There will be a reset, maybe including a private debt jubilee and Treasury gold reset described above, but more likely people will simply increasingly use gold and silver, a blockchain version* of both, and maybe bitcoin to replace traditional currency with people power so that governments will be forced to re-establish monetary constraint. National currency doesn’t have to disappear. All that will disappear is the US privilege of being able to print unlimited amounts of the world’s reserve currency out of thin air, and what also will disappear is the modern warped mentality of thinking of how many dollars one can obtain with an ounce of gold instead of thinking how many lowly dollars are required to get an ounce of gold. Gold and silver allow one to leave the “casino” of debt-based currency. Currency has counter-party risk and real money such as gold and silver do not.
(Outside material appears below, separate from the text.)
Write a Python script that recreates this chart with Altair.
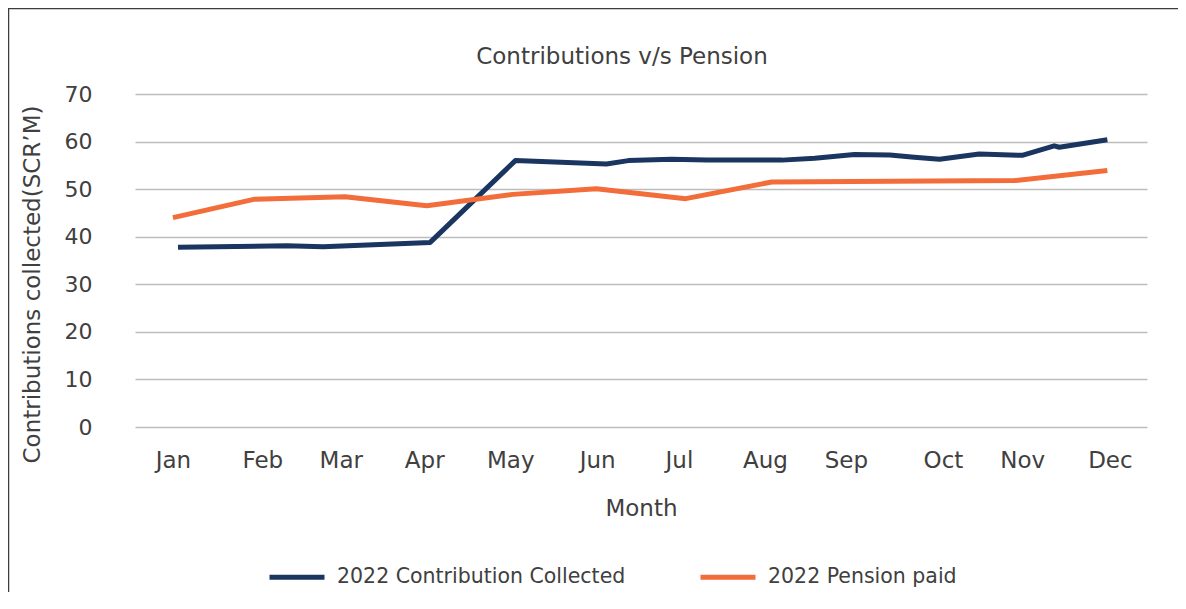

In our current system, no one is ever allowed to truly extinguish debt and instead are only allowed to exchange one form of debt for another. This is why we are addicted to growth since only constant growth provides the extra currency necessary to pay the growing interest associated with debt-based currency. When this is the case then ultimately what happens is the gross misallocation of resources to business dependent on constantly rolling over debt who would go bankrupt if rates went up, repressed interest rates which punish savers and pension plans, and increased wealth and income inequity. Past production gains based upon high EROEI oil supported this system at higher interest rates. We not longer have such oil and we have been trying to prop up the decline in productivity with debt. This unsustainable path is ending soon. Everyone should own some gold and/or silver as insurance against the disruption which is coming.
One of the best explainers on the web concerning the continued importance of gold in our economic system has this YouTube channel. Mike Maloney is also a good place to start educating yourself about gold. Keith Wiener is another superb teacher about the function of gold in trade and commerce.
You can’t eat gold, but you can’t eat rotten food either. There will always be someone willing to trade their surplus food for your gold. It is better to have gold and no food than no gold and no food.
Now is a good time to start owning some gold. The consensus is that it will appreciate compared to the dollar 10%–20% over the next 18 months. When first starting to accumulate gold and to understand what you are doing it is nice to see the dollar value of your holdings increase. Some people make the mistake of buying gold for the short term instead of as insurance against monetary collapse and they can be spooked if their gold holdings decrease at all in dollar value in the near term. That is why now is a good time for beginners to buy.